Source data –
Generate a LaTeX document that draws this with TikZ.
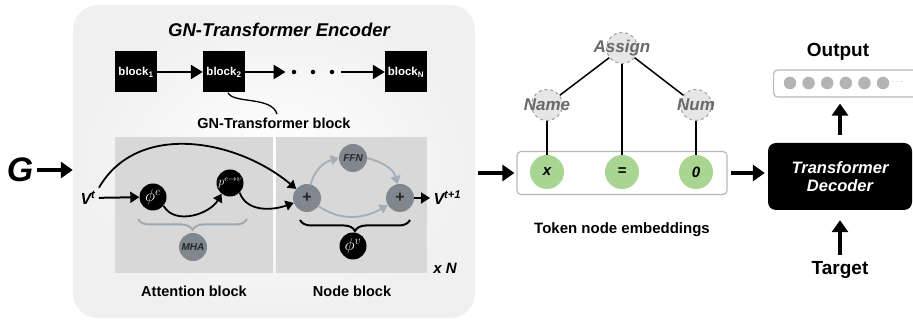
\documentclass[tikz,border=0pt]{standalone}
\usepackage{amsmath}
\usepackage{amssymb}
\usepackage{fontspec}
\setmainfont{Liberation Sans}
\usetikzlibrary{arrows.meta,decorations.pathreplacing}

\definecolor{grisnodo}{RGB}{128,135,143}
\definecolor{grisflecha}{RGB}{163,174,184}
\definecolor{grisllave}{RGB}{160,168,176}
\definecolor{grispanel}{RGB}{216,216,216}
\definecolor{grisarbol}{RGB}{230,230,230}
\definecolor{gristexto}{RGB}{105,105,105}
\definecolor{verdetok}{RGB}{168,213,145}
\definecolor{grispunto}{RGB}{180,180,180}

\newcommand{\tam}[2]{\fontsize{#1}{#2}\selectfont}

\tikzset{
  flecha/.style={line width=3.5pt,-{Triangle[length=12pt,width=16pt]}},
  flechab/.style={line width=2.5pt,-{Triangle[length=12pt,width=14pt]}},
  flechad/.style={line width=2pt,-{Triangle[length=9pt,width=11pt]}},
  curva/.style={line width=1.8pt,-{Triangle[length=8pt,width=10pt]}},
  curvagris/.style={curva,draw=grisflecha},
  encoder/.style={rounded corners=25pt,minimum width=402pt,minimum height=313pt,
    inner color=white,outer color=gray!12},
  bloque/.style={fill=black,minimum width=42pt,minimum height=41pt,inner sep=0pt,
    text=white,font=\tam{11.5}{11.5}\bfseries},
  punto/.style={circle,fill=black,minimum size=4.5pt,inner sep=0pt},
  negro/.style={circle,fill=black,minimum size=27pt,inner sep=0pt,text=white},
  gris/.style={circle,fill=grisnodo,minimum size=28pt,inner sep=0pt,
    font=\tam{10}{10}\bfseries\itshape,text=black!85},
  texto/.style={font=\tam{14.5}{14.5}\bfseries},
  llave/.style={decorate,decoration={brace,mirror,amplitude=11pt},line width=2pt},
  arbol/.style={circle,fill=grisarbol,draw=gray!75,dashed,line width=1pt,minimum size=31pt},
  arboltxt/.style={font=\tam{17}{17}\bfseries\itshape,text=gristexto},
  rama/.style={line width=1.5pt},
  token/.style={circle,fill=verdetok,minimum size=34pt,inner sep=0pt,
    font=\tam{15}{15}\bfseries\itshape},
  caja/.style={draw=gray!55,line width=1.2pt,rounded corners=4pt,fill=white},
  puntogris/.style={circle,fill=grispunto,minimum size=12.5pt,inner sep=0pt}
}

\begin{document}
\begin{tikzpicture}[x=1pt,y=1pt]
\useasboundingbox (0,0) rectangle (913,323);

%Caja del encoder
\node[encoder] (enc) at (274,161.5) {};
\node[font=\tam{18.5}{18.5}\bfseries\itshape] (titulo) at (279,293) {GN-Transformer Encoder};

%Cadena de bloques
\node[bloque] (b1) at (136,251) {block\textsubscript{1}};
\node[bloque] (b2) at (224,251) {block\textsubscript{2}};
\node[bloque] (bn) at (406,251) {block\textsubscript{N}};
\node[punto] (p1) at (294,251) {};
\node[punto] (p2) at (313,251) {};
\node[punto] (p3) at (332,251) {};
\draw[flechab] (b1) -- (b2);
\draw[flechab,shorten >=6pt] (b2) -- (p1);
\draw[flechab,shorten <=7pt] (p3) -- (bn);

%Etiqueta del bloque
\node[texto] (gnb) at (274,200) {GN-Transformer block};
\draw[line width=1.3pt] ([xshift=4pt]b2.south) .. controls (233,219) and (272,227) .. ([xshift=3pt]gnb.north);

%Paneles de atencion y de nodo
\fill[grispanel] (115,50) rectangle (273,186);
\fill[grispanel] (276,50) rectangle (427,186);
\node[texto] (atxt) at (194,32) {Attention block};
\node[texto] (ntxt) at (352,32) {Node block};
\node[font=\tam{15}{15}\bfseries\itshape] (xn) at (445,55) {x N};

%Entrada G
\node[font=\tam{34}{34}\bfseries\itshape] (g) at (20,153) {G};
\draw[flecha] (g.east) -- (g.east -| enc.west);

%Bloque de atencion
\node[font=\tam{16}{16}\bfseries\itshape] (vt) at (88,125) {V\textsuperscript{t}};
\node[negro] (phie) at (153,126) {\tam{17}{17}$\phi^e$};
\node[negro] (pev) at (230,140) {\tam{11.5}{11.5}$p^{e\to v}$};
\node[gris] (mha) at (193,76) {MHA};
\draw[flechad] (vt) -- (phie);
\draw[curva] (phie.-40) to[out=-60,in=-120] (pev.-128);
\draw[llave,draw=grisllave] (138,104) -- (247,104);

%Bloque de nodo
\node[gris,font=\tam{16}{16}\bfseries] (suma1) at (307,125) {+};
\node[gris] (ffn) at (353,165) {FFN};
\node[gris,font=\tam{16}{16}\bfseries] (suma2) at (400,125) {+};
\node[negro] (phiv) at (353,77) {\tam{17}{17}$\phi^v$};
\node[font=\tam{16}{16}\bfseries\itshape,anchor=west] (vt1) at (430,125) {V\textsuperscript{t+1}};
\draw[curvagris] (suma1.75) to[out=75,in=195] (ffn.west);
\draw[curvagris] (ffn.east) to[out=-15,in=105] (suma2.100);
\draw[curvagris] (suma1.-35) to[out=-35,in=-150] (suma2.-150);
\draw[flechad] (suma2) -- (vt1);
\draw[curva] (vt.north east) to[out=60,in=140] (suma1.140);
\draw[curva] (pev.-45) to[out=-70,in=200] (suma1.200);
\draw[llave] (300,103) -- (410,103);

%Arbol y embeddings de tokens
\node[caja,minimum width=210pt,minimum height=43pt] (tokbox) at (622,150) {};
\node[arbol] (assign) at (622,275) {};
\node[arbol] (name) at (547,218) {};
\node[arbol] (num) at (696,218) {};
\node[token] (tx) at (547,151) {x};
\node[token] (teq) at (622,151) {=};
\node[token] (tcero) at (696,151) {0};
\draw[rama] (assign) -- (name);
\draw[rama] (assign) -- (num);
\draw[rama] (assign) -- (teq);
\draw[rama] (name) -- (tx);
\draw[rama] (num) -- (tcero);
\node[arboltxt] at (assign) {Assign};
\node[arboltxt] at (name) {Name};
\node[arboltxt] at (num) {Num};
\node[font=\tam{15}{15}\bfseries] (toktxt) at (622,93) {Token node embeddings};
\draw[flecha,shorten <=3pt,shorten >=2pt] (enc.east |- tokbox.west) -- (tokbox.west);

%Decoder y salida
\node[fill=black,rounded corners=8pt,minimum width=144pt,minimum height=67pt,
  text=white,align=center,font=\tam{16.5}{18}\bfseries\itshape] (dec) at (840,146.5) {Transformer\\Decoder};
\draw[flecha,shorten <=3pt,shorten >=3pt] (tokbox.east) -- (tokbox.east -| dec.west);
\node[caja,minimum width=152pt,minimum height=27pt,anchor=west] (outbox) at (773,239.5) {};
\foreach \i in {0,...,5}
  \node[puntogris] (o\i) at (790+18.6*\i,240) {};
\node[text=grispunto,font=\tam{10}{10}] (etc) at (898,241) {$\cdots$};
\node[font=\tam{19}{19}\bfseries] (out) at (838,271) {Output};
\draw[flecha,shorten <=8pt,shorten >=6pt] (dec.north) -- (dec.north |- outbox.south);
\node[font=\tam{19}{19}\bfseries] (target) at (840,53) {Target};
\draw[flecha,shorten <=3pt,shorten >=10pt] (target.north) -- (dec.south);
\end{tikzpicture}
\end{document}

Given instruction –
Please write out all of the material above without changing a word, and omit any pictures.

Task solution –
Generate a LaTeX document that draws this with TikZ.
\documentclass[tikz,border=0pt]{standalone}
\usepackage{amsmath}
\usepackage{amssymb}
\usepackage{fontspec}
\setmainfont{Liberation Sans}
\usetikzlibrary{arrows.meta,decorations.pathreplacing}

\definecolor{grisnodo}{RGB}{128,135,143}
\definecolor{grisflecha}{RGB}{163,174,184}
\definecolor{grisllave}{RGB}{160,168,176}
\definecolor{grispanel}{RGB}{216,216,216}
\definecolor{grisarbol}{RGB}{230,230,230}
\definecolor{gristexto}{RGB}{105,105,105}
\definecolor{verdetok}{RGB}{168,213,145}
\definecolor{grispunto}{RGB}{180,180,180}

\newcommand{\tam}[2]{\fontsize{#1}{#2}\selectfont}

\tikzset{
  flecha/.style={line width=3.5pt,-{Triangle[length=12pt,width=16pt]}},
  flechab/.style={line width=2.5pt,-{Triangle[length=12pt,width=14pt]}},
  flechad/.style={line width=2pt,-{Triangle[length=9pt,width=11pt]}},
  curva/.style={line width=1.8pt,-{Triangle[length=8pt,width=10pt]}},
  curvagris/.style={curva,draw=grisflecha},
  encoder/.style={rounded corners=25pt,minimum width=402pt,minimum height=313pt,
    inner color=white,outer color=gray!12},
  bloque/.style={fill=black,minimum width=42pt,minimum height=41pt,inner sep=0pt,
    text=white,font=\tam{11.5}{11.5}\bfseries},
  punto/.style={circle,fill=black,minimum size=4.5pt,inner sep=0pt},
  negro/.style={circle,fill=black,minimum size=27pt,inner sep=0pt,text=white},
  gris/.style={circle,fill=grisnodo,minimum size=28pt,inner sep=0pt,
    font=\tam{10}{10}\bfseries\itshape,text=black!85},
  texto/.style={font=\tam{14.5}{14.5}\bfseries},
  llave/.style={decorate,decoration={brace,mirror,amplitude=11pt},line width=2pt},
  arbol/.style={circle,fill=grisarbol,draw=gray!75,dashed,line width=1pt,minimum size=31pt},
  arboltxt/.style={font=\tam{17}{17}\bfseries\itshape,text=gristexto},
  rama/.style={line width=1.5pt},
  token/.style={circle,fill=verdetok,minimum size=34pt,inner sep=0pt,
    font=\tam{15}{15}\bfseries\itshape},
  caja/.style={draw=gray!55,line width=1.2pt,rounded corners=4pt,fill=white},
  puntogris/.style={circle,fill=grispunto,minimum size=12.5pt,inner sep=0pt}
}

\begin{document}
\begin{tikzpicture}[x=1pt,y=1pt]
\useasboundingbox (0,0) rectangle (913,323);

%Caja del encoder
\node[encoder] (enc) at (274,161.5) {};
\node[font=\tam{18.5}{18.5}\bfseries\itshape] (titulo) at (279,293) {GN-Transformer Encoder};

%Cadena de bloques
\node[bloque] (b1) at (136,251) {block\textsubscript{1}};
\node[bloque] (b2) at (224,251) {block\textsubscript{2}};
\node[bloque] (bn) at (406,251) {block\textsubscript{N}};
\node[punto] (p1) at (294,251) {};
\node[punto] (p2) at (313,251) {};
\node[punto] (p3) at (332,251) {};
\draw[flechab] (b1) -- (b2);
\draw[flechab,shorten >=6pt] (b2) -- (p1);
\draw[flechab,shorten <=7pt] (p3) -- (bn);

%Etiqueta del bloque
\node[texto] (gnb) at (274,200) {GN-Transformer block};
\draw[line width=1.3pt] ([xshift=4pt]b2.south) .. controls (233,219) and (272,227) .. ([xshift=3pt]gnb.north);

%Paneles de atencion y de nodo
\fill[grispanel] (115,50) rectangle (273,186);
\fill[grispanel] (276,50) rectangle (427,186);
\node[texto] (atxt) at (194,32) {Attention block};
\node[texto] (ntxt) at (352,32) {Node block};
\node[font=\tam{15}{15}\bfseries\itshape] (xn) at (445,55) {x N};

%Entrada G
\node[font=\tam{34}{34}\bfseries\itshape] (g) at (20,153) {G};
\draw[flecha] (g.east) -- (g.east -| enc.west);

%Bloque de atencion
\node[font=\tam{16}{16}\bfseries\itshape] (vt) at (88,125) {V\textsuperscript{t}};
\node[negro] (phie) at (153,126) {\tam{17}{17}$\phi^e$};
\node[negro] (pev) at (230,140) {\tam{11.5}{11.5}$p^{e\to v}$};
\node[gris] (mha) at (193,76) {MHA};
\draw[flechad] (vt) -- (phie);
\draw[curva] (phie.-40) to[out=-60,in=-120] (pev.-128);
\draw[llave,draw=grisllave] (138,104) -- (247,104);

%Bloque de nodo
\node[gris,font=\tam{16}{16}\bfseries] (suma1) at (307,125) {+};
\node[gris] (ffn) at (353,165) {FFN};
\node[gris,font=\tam{16}{16}\bfseries] (suma2) at (400,125) {+};
\node[negro] (phiv) at (353,77) {\tam{17}{17}$\phi^v$};
\node[font=\tam{16}{16}\bfseries\itshape,anchor=west] (vt1) at (430,125) {V\textsuperscript{t+1}};
\draw[curvagris] (suma1.75) to[out=75,in=195] (ffn.west);
\draw[curvagris] (ffn.east) to[out=-15,in=105] (suma2.100);
\draw[curvagris] (suma1.-35) to[out=-35,in=-150] (suma2.-150);
\draw[flechad] (suma2) -- (vt1);
\draw[curva] (vt.north east) to[out=60,in=140] (suma1.140);
\draw[curva] (pev.-45) to[out=-70,in=200] (suma1.200);
\draw[llave] (300,103) -- (410,103);

%Arbol y embeddings de tokens
\node[caja,minimum width=210pt,minimum height=43pt] (tokbox) at (622,150) {};
\node[arbol] (assign) at (622,275) {};
\node[arbol] (name) at (547,218) {};
\node[arbol] (num) at (696,218) {};
\node[token] (tx) at (547,151) {x};
\node[token] (teq) at (622,151) {=};
\node[token] (tcero) at (696,151) {0};
\draw[rama] (assign) -- (name);
\draw[rama] (assign) -- (num);
\draw[rama] (assign) -- (teq);
\draw[rama] (name) -- (tx);
\draw[rama] (num) -- (tcero);
\node[arboltxt] at (assign) {Assign};
\node[arboltxt] at (name) {Name};
\node[arboltxt] at (num) {Num};
\node[font=\tam{15}{15}\bfseries] (toktxt) at (622,93) {Token node embeddings};
\draw[flecha,shorten <=3pt,shorten >=2pt] (enc.east |- tokbox.west) -- (tokbox.west);

%Decoder y salida
\node[fill=black,rounded corners=8pt,minimum width=144pt,minimum height=67pt,
  text=white,align=center,font=\tam{16.5}{18}\bfseries\itshape] (dec) at (840,146.5) {Transformer\\Decoder};
\draw[flecha,shorten <=3pt,shorten >=3pt] (tokbox.east) -- (tokbox.east -| dec.west);
\node[caja,minimum width=152pt,minimum height=27pt,anchor=west] (outbox) at (773,239.5) {};
\foreach \i in {0,...,5}
  \node[puntogris] (o\i) at (790+18.6*\i,240) {};
\node[text=grispunto,font=\tam{10}{10}] (etc) at (898,241) {$\cdots$};
\node[font=\tam{19}{19}\bfseries] (out) at (838,271) {Output};
\draw[flecha,shorten <=8pt,shorten >=6pt] (dec.north) -- (dec.north |- outbox.south);
\node[font=\tam{19}{19}\bfseries] (target) at (840,53) {Target};
\draw[flecha,shorten <=3pt,shorten >=10pt] (target.north) -- (dec.south);
\end{tikzpicture}
\end{document}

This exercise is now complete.